Netanyahu himself is a Palestinian-State denier. In his 1993 book A Place Among the Nations he explicitly repudiates the notion of a Palestinian State. Like Golda Meier he denies that there are Palestinians, and he argues that to support Palestinian statehood is equivalent to endorsing…. you guessed it, Nazism! His Foreign Minister Avigdor Lieberman would revoke the citizenship of Israeli Arabs who refuse to swear loyalty to the Jewish State, deny citizenship to Arab nationals of other countries who marry Arab citizens of Israel, execute Arab Knesset members who meet with Hamas representatives and imprison Arabs who dare to publicly mourn on Israeli Independence Day. Holy Moses.

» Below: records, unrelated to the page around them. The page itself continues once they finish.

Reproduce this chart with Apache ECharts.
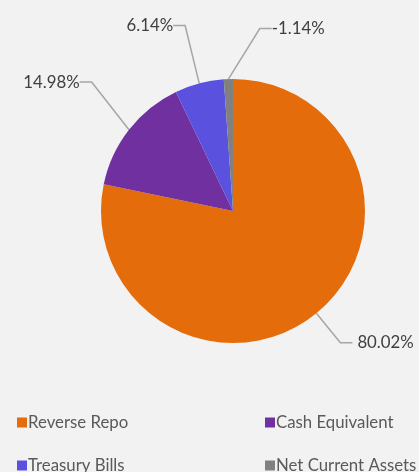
<!DOCTYPE html>
<html><head><meta charset="utf-8">
<script src="https://cdn.jsdelivr.net/npm/echarts@6/dist/echarts.min.js"></script>
<style>html,body{margin:0;padding:0;background:#f2f2f2;}#c{width:419px;height:472px;}</style>
</head><body><div id="c"></div>
<script>
var categories = ['Reverse Repo', 'Cash Equivalent', 'Treasury Bills', 'Net Current Assets'];
var values = [80.02, 14.98, 6.14, -1.14];
var colors = ['#E46C0A', '#7030A0', '#5A52DE', '#808080'];
var lineLen = [38, 44, 56, 50];
var lineLen2 = [12, 12, 12, 12];
// label nudges (pixels) applied through labelLayout
var labelShift = [[0, 0], [0, -12], [36, -14], [110, 8]];

var chart = echarts.init(document.getElementById('c'));
var data = categories.map(function (n, i) {
  return {
    name: n, value: Math.abs(values[i]), raw: values[i],
    itemStyle: { color: colors[i] },
    labelLine: { length: lineLen[i], length2: lineLen2[i] }
  };
});
var font = 'Lato, "Open Sans", sans-serif';
var legendCommon = {
  orient: 'vertical', itemGap: 26, itemWidth: 10, itemHeight: 10, icon: 'rect', height: 100,
  textStyle: { color: '#595959', fontSize: 16.8, fontFamily: font, padding: [0, 0, 0, -4] }
};
chart.setOption({
  backgroundColor: '#f2f2f2',
  animation: false,
  legend: [
    Object.assign({ left: 12, top: 409, data: [categories[0], categories[2]] }, legendCommon),
    Object.assign({ left: 260, top: 409, data: [categories[1], categories[3]] }, legendCommon)
  ],
  series: [{
    type: 'pie',
    center: [233, 211],
    radius: [0, 132],
    startAngle: 90,
    clockwise: true,
    data: data,
    label: {
      show: true, position: 'outside', color: '#404040', fontSize: 16.8, fontFamily: font,
      formatter: function (p) { return p.data.raw.toFixed(2) + '%'; },
      distanceToLabelLine: 0, padding: [0, 5], overflow: 'none', edgeDistance: 0
    },
    labelLine: { show: true, lineStyle: { color: '#A6A6A6', width: 1.5 } },
    labelLayout: function (p) {
      var s = labelShift[p.dataIndex];
      if (s[0] === 0 && s[1] === 0) return {};
      return { x: p.labelRect.x + s[0], y: p.labelRect.y + s[1], align: 'left' };
    },
    emphasis: { disabled: true }
  }]
});
</script></body></html>
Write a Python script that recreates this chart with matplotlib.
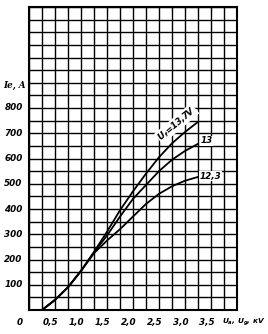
import matplotlib
matplotlib.use("Agg")
import matplotlib.pyplot as plt

plt.rcParams["mathtext.fontset"] = "custom"
plt.rcParams["mathtext.it"] = "DejaVu Sans:italic:bold"
plt.rcParams["mathtext.rm"] = "DejaVu Sans:bold"

# Data (anode/grid voltage in kV, current in A)
volts = [0.25, 0.5, 0.75, 1.0, 1.25, 1.5, 1.75, 2.0, 2.25, 2.5, 2.75, 3.0, 3.25]
i_137 = [0, 40, 90, 155, 230, 310, 395, 470, 540, 605, 660, 705, 745]
i_13 = [0, 40, 90, 155, 228, 295, 370, 440, 495, 550, 595, 630, 658]
i_123 = [0, 40, 90, 155, 225, 275, 320, 370, 420, 460, 490, 512, 527]

x_ticks = [0.5, 1.0, 1.5, 2.0, 2.5, 3.0, 3.5]
x_ticklabels = ["0,5", "1,0", "1,5", "2,0", "2,5", "3,0", "3,5"]
y_ticks = [100, 200, 300, 400, 500, 600, 700, 800]
y_ticklabels = ["100", "200", "300", "400", "500", "600", "700", "800"]
curve_labels = ["$U_f$=13,7V", "13", "12,3"]

fig = plt.figure(figsize=(2.68, 3.34), dpi=100)
ax = fig.add_axes([29/268, 24/334, 208/268, 303/334])
ax.set_xlim(0, 4.0)
ax.set_ylim(0, 1200)

# grid
g = 0.0
while g <= 4.0 + 1e-9:
    ax.axvline(g, color="black", lw=1.0, zorder=1)
    g += 0.25
g = 0
while g <= 1200:
    ax.axhline(g, color="black", lw=1.0, zorder=1)
    g += 50

for s in ax.spines.values():
    s.set_linewidth(1.5)
ax.set_xticks([])
ax.set_yticks([])

for ys in (i_137, i_13, i_123):
    ax.plot(volts, ys, color="black", lw=1.3, zorder=3, solid_capstyle="round")

font = dict(family="DejaVu Sans", style="italic", weight="bold", fontsize=6.3)

for xv, lab in zip(x_ticks, x_ticklabels):
    ax.text(xv - 0.08, -48, lab, ha="center", va="center", **font)
ax.text(-0.17, -48, "0", ha="center", va="center", **font)
ax.text(3.71, -48, "$U_a$, $U_g$, кV", ha="left", va="center",
        family="DejaVu Sans", style="italic", weight="bold", fontsize=5.3)

for yv, lab in zip(y_ticks, y_ticklabels):
    ax.text(-0.12, yv, lab, ha="right", va="center", **font)
ax.text(-0.07, 890, "Ie, A", ha="right", va="center", family="DejaVu Serif",
        style="italic", weight="bold", fontsize=6.3)

ax.text(2.84, 738, curve_labels[0], rotation=40, ha="center", va="center",
        zorder=4, bbox=dict(facecolor="white", edgecolor="none", pad=0.3),
        family="DejaVu Sans", style="italic", weight="bold", fontsize=6.3)
ax.text(3.3, 670, curve_labels[1], ha="left", va="center", zorder=4,
        bbox=dict(facecolor="white", edgecolor="none", pad=0.3), **font)
ax.text(3.28, 530, curve_labels[2], ha="left", va="center", zorder=4,
        bbox=dict(facecolor="white", edgecolor="none", pad=0.3), **font)

fig.savefig("out.png", dpi=100)
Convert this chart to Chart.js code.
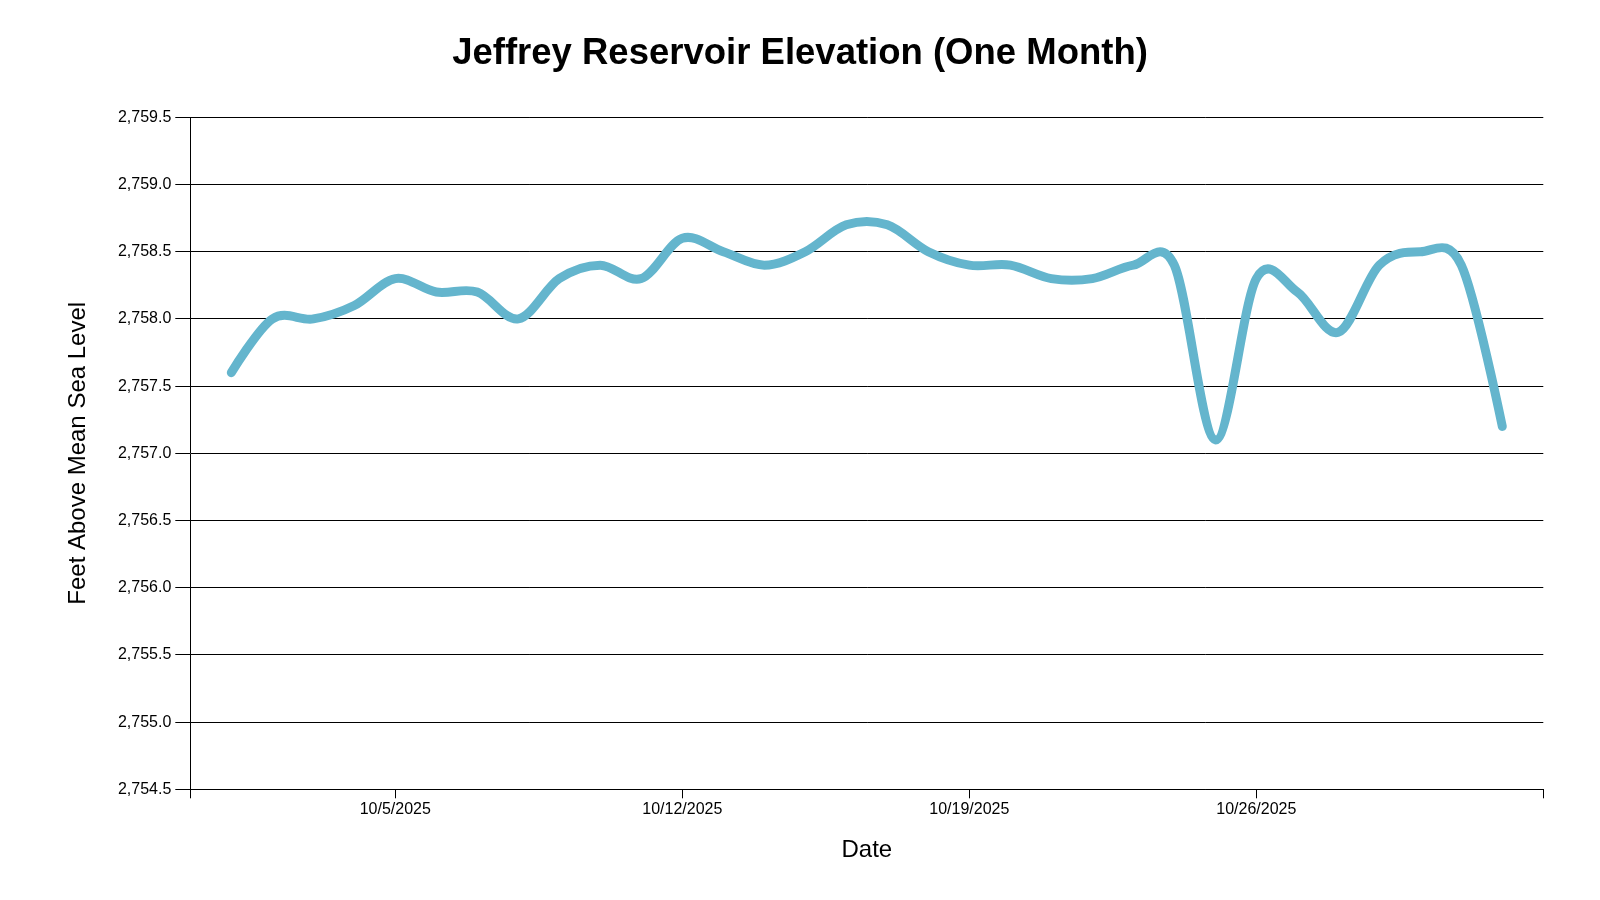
<!DOCTYPE html>
<html>
<head>
<meta charset="utf-8">
<title>Jeffrey Reservoir Elevation (One Month)</title>
<script src="https://cdn.jsdelivr.net/npm/chart.js@4.4.1/dist/chart.umd.min.js"></script>
<style>
  html, body { margin: 0; padding: 0; background: #fff; }
  #wrap { width: 1600px; height: 900px; }
</style>
</head>
<body>
<div id="wrap"><canvas id="chart" width="1600" height="900"></canvas></div>
<script>
// daily readings
const dates = [
  '10/1/2025', '10/2/2025', '10/3/2025', '10/4/2025', '10/5/2025', '10/6/2025', '10/7/2025', '10/8/2025',
  '10/9/2025', '10/10/2025', '10/11/2025', '10/12/2025', '10/13/2025', '10/14/2025', '10/15/2025', '10/16/2025',
  '10/17/2025', '10/18/2025', '10/19/2025', '10/20/2025', '10/21/2025', '10/22/2025', '10/23/2025', '10/24/2025',
  '10/25/2025', '10/26/2025', '10/27/2025', '10/28/2025', '10/29/2025', '10/30/2025', '10/31/2025', '11/1/2025'
]
const elevation = [
  2757.6, 2758.0, 2758.0, 2758.1, 2758.3, 2758.2, 2758.2, 2758.0,
  2758.3, 2758.4, 2758.3, 2758.6, 2758.5, 2758.4, 2758.5, 2758.7,
  2758.7, 2758.5, 2758.4, 2758.4, 2758.3, 2758.3, 2758.4, 2758.4,
  2757.1, 2758.3, 2758.2, 2757.9, 2758.4, 2758.5, 2758.4, 2757.2
]
const xTickDates = ['10/5/2025', '10/12/2025', '10/19/2025', '10/26/2025']
const xDomain = ['9/30/2025', '11/2/2025']
const yMin = 2754.5
const yMax = 2759.5
const yStep = 0.5

const toMs = s => { const [m, d, y] = s.split('/').map(Number); return Date.UTC(y, m - 1, d) }
const fmtDate = ms => { const t = new Date(ms); return `${t.getUTCMonth() + 1}/${t.getUTCDate()}/${t.getUTCFullYear()}` }

// uniform catmull-rom control points (cardinal, tension 0) instead of chart.js' distance weighted spline
const catmullRom = {
  id: 'catmullRom',
  beforeDatasetDraw(chart, args) {
    const line = args.meta.dataset
    line.updateControlPoints(chart.chartArea, args.meta.iScale.axis)
    const pts = line.points
    const n = pts.length
    pts.forEach((p, i) => {
      const prev = pts[Math.max(i - 1, 0)]
      const next = pts[Math.min(i + 1, n - 1)]
      const end = i === 0 || i === n - 1
      const dx = end ? 0 : (next.x - prev.x) / 6
      const dy = end ? 0 : (next.y - prev.y) / 6
      p.cp1x = p.x - dx; p.cp1y = p.y - dy
      p.cp2x = p.x + dx; p.cp2y = p.y + dy
    })
  }
}

Chart.defaults.font.family = "'Liberation Sans', Arial, sans-serif"
Chart.defaults.color = '#000'

new Chart(document.getElementById('chart'), {
  type: 'line',
  data: {
    datasets: [{
      label: 'Elevation',
      data: dates.map((d, i) => ({ x: toMs(d), y: elevation[i] })),
      borderColor: '#64b5cd',
      borderWidth: 9,
      borderCapStyle: 'round',
      borderJoinStyle: 'round',
      pointRadius: 0,
      tension: 0.4,
      fill: false
    }]
  },
  plugins: [catmullRom],
  options: {
    responsive: false,
    devicePixelRatio: 1,
    animation: false,
    layout: { padding: { left: 56.7, right: 56.7, top: 0, bottom: 0 } },
    plugins: {
      legend: { display: false },
      tooltip: { enabled: false },
      title: {
        display: true,
        text: 'Jeffrey Reservoir Elevation (One Month)',
        font: { size: 36.5, weight: 'bold' },
        color: '#000',
        padding: { top: 32, bottom: 41.5 }
      }
    },
    scales: {
      x: {
        type: 'linear',
        min: toMs(xDomain[0]),
        max: toMs(xDomain[1]),
        afterBuildTicks: scale => { scale.ticks = [...xDomain, ...xTickDates].map(toMs).sort((a, b) => a - b).map(value => ({ value })) },
        afterFit: scale => { scale.height = 110.7 },
        ticks: {
          autoSkip: false,
          maxRotation: 0,
          padding: 2,
          font: { size: 16 },
          callback: v => xTickDates.includes(fmtDate(v)) ? fmtDate(v) : ''
        },
        grid: { drawOnChartArea: false, drawTicks: true, tickLength: 9, color: '#000', lineWidth: 1 },
        border: { display: true, color: '#000', width: 1 },
        title: { display: true, text: 'Date', font: { size: 24 }, color: '#000', padding: { top: 0, bottom: 35.6 } }
      },
      y: {
        min: yMin,
        max: yMax,
        afterFit: scale => { scale.width = 133.6 },
        ticks: {
          stepSize: yStep,
          padding: 4,
          font: { size: 16 },
          callback: v => v.toLocaleString('en-US', { minimumFractionDigits: 1, maximumFractionDigits: 1 })
        },
        grid: { drawTicks: true, tickLength: 15, color: '#000', lineWidth: 1 },
        border: { display: true, color: '#000', width: 1 },
        title: { display: true, text: 'Feet Above Mean Sea Level', font: { size: 24 }, color: '#000', padding: { top: 6.9, bottom: 0 } }
      }
    }
  }
})
</script>
</body>
</html>
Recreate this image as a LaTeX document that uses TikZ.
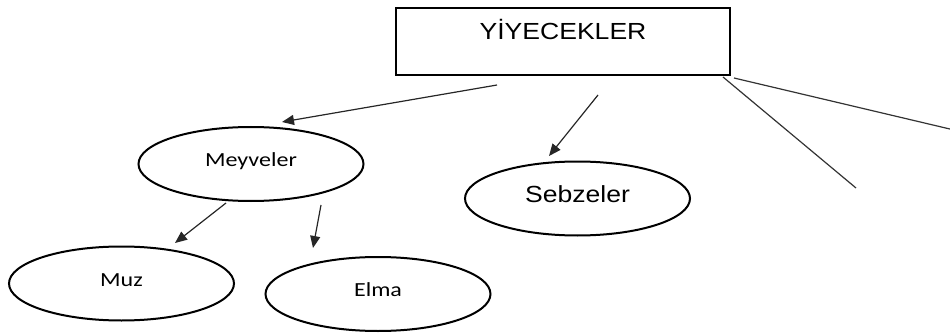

Beinart’s reflections on these abominations are a lamentation of the refusal of the “leading institutions of American Jewry” to openly challenge Israel’s treatment of its Arab citizens. (The NYR essay was written three weeks before, and published two weeks after, the May 31 attack on the Mavi Marmara.) And Beinart is no one-stater. “Saving liberal Zionism in the United States,” he writes, “so that American Jews can help save liberal Zionism in Israel, is the great American Jewish challenge of our age.”

Bienart sees that as an American Jew he bears a special responsibility to act on the words, hypocritically penned by Elie Wiesel, cited at the head of this article: “We must always take sides…. Silence encourages the tormentor, never the tormented. Sometimes we must interfere.” I say he’s right.


(1) AS is a three-volume collection of the most representative of Wiesel’s lectures, articles, op-eds, letters, etc.)
(2) See “The Failure of the American Jewish Establishment”, The New York Review, June 10, 2010, further developed in his book The Crisis of Zionism, Henry Holt, 2012.